Le imprese hanno ormai familiarizzato con concetti sofisticati che, una volta declinati in regole concrete, impongono il rispetto dei parametri utilizzati per la misurazione del livello di compliance delle imprese agli obiettivi di sostenibilità. Parliamo di acronimi diventati ormai di uso comune nelle grandi imprese, come GRI (Global Reporting Initiative, gli standard globali per la rendicontazione di sostenibilità), ESG (Environmental, Social and Governance, i criteri di valutazione sulla sostenibilità nel settore dei servizi finanziari), ma che si stanno diffondendo sempre di più anche nel linguaggio delle imprese di medie dimensioni.
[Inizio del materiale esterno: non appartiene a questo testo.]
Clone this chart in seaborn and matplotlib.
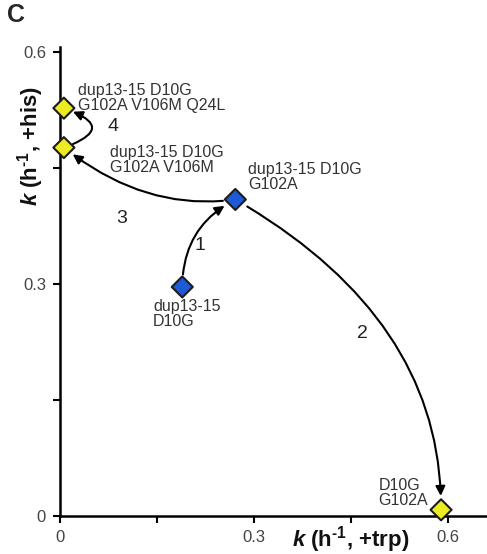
import matplotlib
matplotlib.use("Agg")
import matplotlib.pyplot as plt
import seaborn as sns
import pandas as pd

# growth rates (h^-1)
genotypes = [
    "dup13-15\nD10G",
    "dup13-15 D10G\nG102A",
    "dup13-15 D10G\nG102A V106M",
    "dup13-15 D10G\nG102A V106M Q24L",
    "D10G\nG102A",
]
k_trp = [0.189, 0.271, 0.006, 0.006, 0.589]
k_his = [0.296, 0.409, 0.476, 0.527, 0.008]
group = ["blue", "blue", "yellow", "yellow", "yellow"]

# mutational steps between genotypes (index from -> index to)
step_from = [0, 1, 1, 2]
step_to = [1, 4, 2, 3]
step_names = ["1", "2", "3", "4"]

x_ticks = [0, 0.3, 0.6]
y_ticks = [0, 0.3, 0.6]

sns.set_style("ticks")
plt.rcParams["font.family"] = ["Liberation Sans", "DejaVu Sans"]
plt.rcParams["mathtext.fontset"] = "custom"
plt.rcParams["mathtext.rm"] = "Liberation Sans:bold"
plt.rcParams["mathtext.it"] = "Liberation Sans:bold:italic"
plt.rcParams["mathtext.bf"] = "Liberation Sans:bold"

df = pd.DataFrame({"k_trp": k_trp, "k_his": k_his, "group": group, "name": genotypes})

fig = plt.figure(figsize=(4.87, 5.54), dpi=100)
ax = fig.add_axes([60 / 487, 38 / 554, 427 / 487, 469 / 554])

sns.scatterplot(data=df, x="k_trp", y="k_his", hue="group",
                palette={"blue": "#1f5ad6", "yellow": "#ecec22"},
                marker="D", s=115, edgecolor="#1c1c1c", linewidth=1.5,
                legend=False, zorder=5, clip_on=False, ax=ax)

# arrows for each mutational step
conns = ["arc3,rad=-0.3", "angle3,angleA=-30,angleB=90",
         "angle3,angleA=188,angleB=-38", "arc3,rad=1.4"]
shrinks = [(9, 9), (10, 10), (9, 8), (7, 7)]
num_pos = [(0.216, 0.349), (0.467, 0.236), (0.096, 0.385), (0.082, 0.503)]
for a, b, nm, cs, (sa, sb), npos in zip(step_from, step_to, step_names, conns, shrinks, num_pos):
    ax.annotate("", xy=(k_trp[b], k_his[b]), xytext=(k_trp[a], k_his[a]),
                arrowprops=dict(arrowstyle="-|>", color="black", lw=1.5,
                                mutation_scale=14, shrinkA=sa, shrinkB=sb,
                                connectionstyle=cs),
                zorder=3, annotation_clip=False)
    ax.text(npos[0], npos[1], nm, fontsize=14, color="#222222", ha="center", va="center")

# genotype labels
label_pos = [(0.144, 0.281), (0.291, 0.457), (0.077, 0.480), (0.028, 0.559), (0.492, 0.049)]
for nm, (lx, ly) in zip(genotypes, label_pos):
    ax.text(lx, ly, nm, fontsize=11.5, color="#333333", ha="left", va="top", linespacing=1.0)

ax.set_xlim(0, 0.66)
ax.set_ylim(0, 0.606)
ax.set_xticks(x_ticks)
ax.set_xticklabels(["0", "0.3", "0.6"])
ax.set_yticks(y_ticks)
ax.set_yticklabels(["0", "0.3", "0.6"])
ax.set_xticks([0.15, 0.45], minor=True)
ax.set_yticks([0.15, 0.45], minor=True)
ax.tick_params(axis="both", which="both", direction="out", length=5, width=1.5,
               color="black", labelsize=12, labelcolor="#444444", pad=5)

sns.despine(ax=ax)
for side in ["left", "bottom"]:
    ax.spines[side].set_linewidth(1.8)
    ax.spines[side].set_color("black")

ax.set_xlabel(r"$\mathit{k}$ (h$^{\text{-}1}$, +trp)", fontsize=16, fontweight="bold", color="#111111")
ax.xaxis.label.set_va("center")
ax.xaxis.set_label_coords(0.68, -0.051)
ax.set_ylabel(r"$\mathit{k}$ (h$^{\text{-}1}$, +his)", fontsize=16, fontweight="bold", color="#111111")
ax.yaxis.label.set_va("center")
ax.yaxis.set_label_coords(-0.07, 0.789)

fig.text(0.014, 0.995, "C", fontsize=18, fontweight="bold", ha="left", va="top")

fig.savefig("out.png", dpi=100)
Il ruolo del Fisco nella sostenibilità
I temi legati all’ambiente, al corretto utilizzo delle risorse a alla lotta alla disuguaglianza hanno un grande impatto, anche emotivo, sul pubblico. Tale impatto mette spesso in secondo piano il ruolo che il Fisco è chiamato a ricoprire in questo contesto, sia attraverso politiche fiscali che incentivino comportamenti sostenibili e disincentivino quelli scorretti, sia sotto forma di rispetto degli obblighi fiscali che garantiscono le risorse per realizzare gli obiettivi di uno sviluppo sostenibile.
La Commissione UE, nella Comunicazione del 18 maggio 2021 in materia di business taxation, ha già enunciato la necessità di rendere il quadro fiscale complessivo dell’Unione più solido, equo ed efficiente, oltre all’esigenza di canalizzare le risorse pubbliche non tanto verso una generica ripresa economica, quanto verso una crescita che favorisca la transizione ecologica e digitale, attraverso investimenti equi e sostenibili.
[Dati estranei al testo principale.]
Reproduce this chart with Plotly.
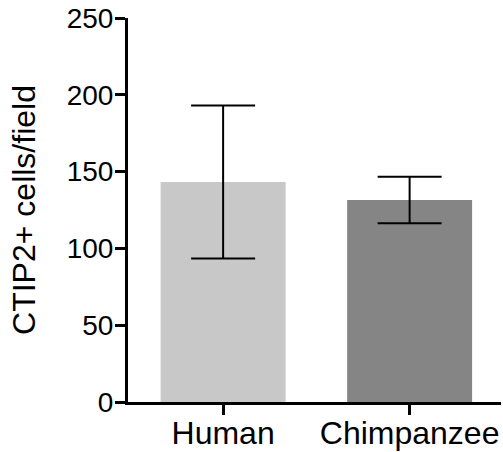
import plotly.graph_objects as go

categories = ["Human", "Chimpanzee"]
means = [143.2, 131.5]
errors = [49.8, 15.2]
colors = ["#c8c8c8", "#858585"]

font_family = "Arial, 'Liberation Sans', Helvetica, sans-serif"

fig = go.Figure()
fig.add_trace(go.Bar(
    x=categories,
    y=means,
    marker=dict(color=colors, line=dict(width=0)),
    width=0.67,
    error_y=dict(type="data", array=errors, visible=True,
                 color="black", thickness=2, width=32),
))

fig.update_layout(
    width=503, height=452,
    margin=dict(l=128, r=2, t=18, b=50),
    plot_bgcolor="white", paper_bgcolor="white",
    showlegend=False,
    font=dict(family=font_family, color="black"),
    xaxis=dict(
        range=[-0.51, 1.49],
        showline=True, linecolor="black", linewidth=3,
        ticks="outside", ticklen=10, tickwidth=3, tickcolor="black",
        tickfont=dict(size=32, family=font_family, color="black"),
        ticklabelstandoff=-9,
        showgrid=False, zeroline=False,
        automargin=False,
    ),
    yaxis=dict(
        range=[0, 250],
        tickvals=[0, 50, 100, 150, 200, 250],
        showline=True, linecolor="black", linewidth=3,
        ticks="outside", ticklen=10, tickwidth=3, tickcolor="black",
        tickfont=dict(size=28, family=font_family, color="black"),
        ticklabelstandoff=-4,
        showgrid=False, zeroline=False,
        title=dict(text="CTIP2+ cells/field", font=dict(size=32, family=font_family, color="black"), standoff=22),
        automargin=False,
    ),
)

fig.write_html("out.html")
La Commissione UE ha infatti individuato nella leva fiscale uno degli strumenti principali per l’attuazione della cosiddetta “transizione verde”, attraverso la quale perseguire gli obiettivi del “Green Deal europeo”. Unitamente alle politiche di tariffazione ambientale e specifiche misure normative (ad esempio la proposta di un nuovo meccanismo di adeguamento del carbonio alle frontiere, il CBAM, e di revisione del sistema per lo scambio di quote di emissioni nell’UE), le misure fiscali, e in particolare la riforma della della direttiva sulla tassazione dei prodotti energetici, hanno il compito di mettere in pratica il principio del “chi inquina paga“, mettendo così fine all’epoca del cosiddetto “inquinamento gratuito”.
L’obiettivo è introdurre una nuova filosofia impositiva, il cui presupposto non sarà più di natura quantitativa, ossia basato sui consumi, a qualitativa, stabilendo le le aliquote minime a seconda del contenuto energetico e del potenziale impatto ambientale ed eliminando le distorsioni che favoriscono l’uso dei combustibili fossili.
Di fondamentale importanza, poi, è il concetto della trasparenza, che garantisce agli operatori del settore, ma soprattutto agli utenti finali, un rapido e semplice confronto tra le diverse fonti energetiche, attraverso l’introduzione di un sistema uniforme di rappresentazione delle aliquote, in modo da favorire le scelte meno inquinanti sulla base del livello di tassazione (dal massimo per i combustibili fossili come gasolio e benzina al minimo per elettricità, biocarburanti sostenibili avanzati, biogas e combustibili rinnovabili di origine non biologica).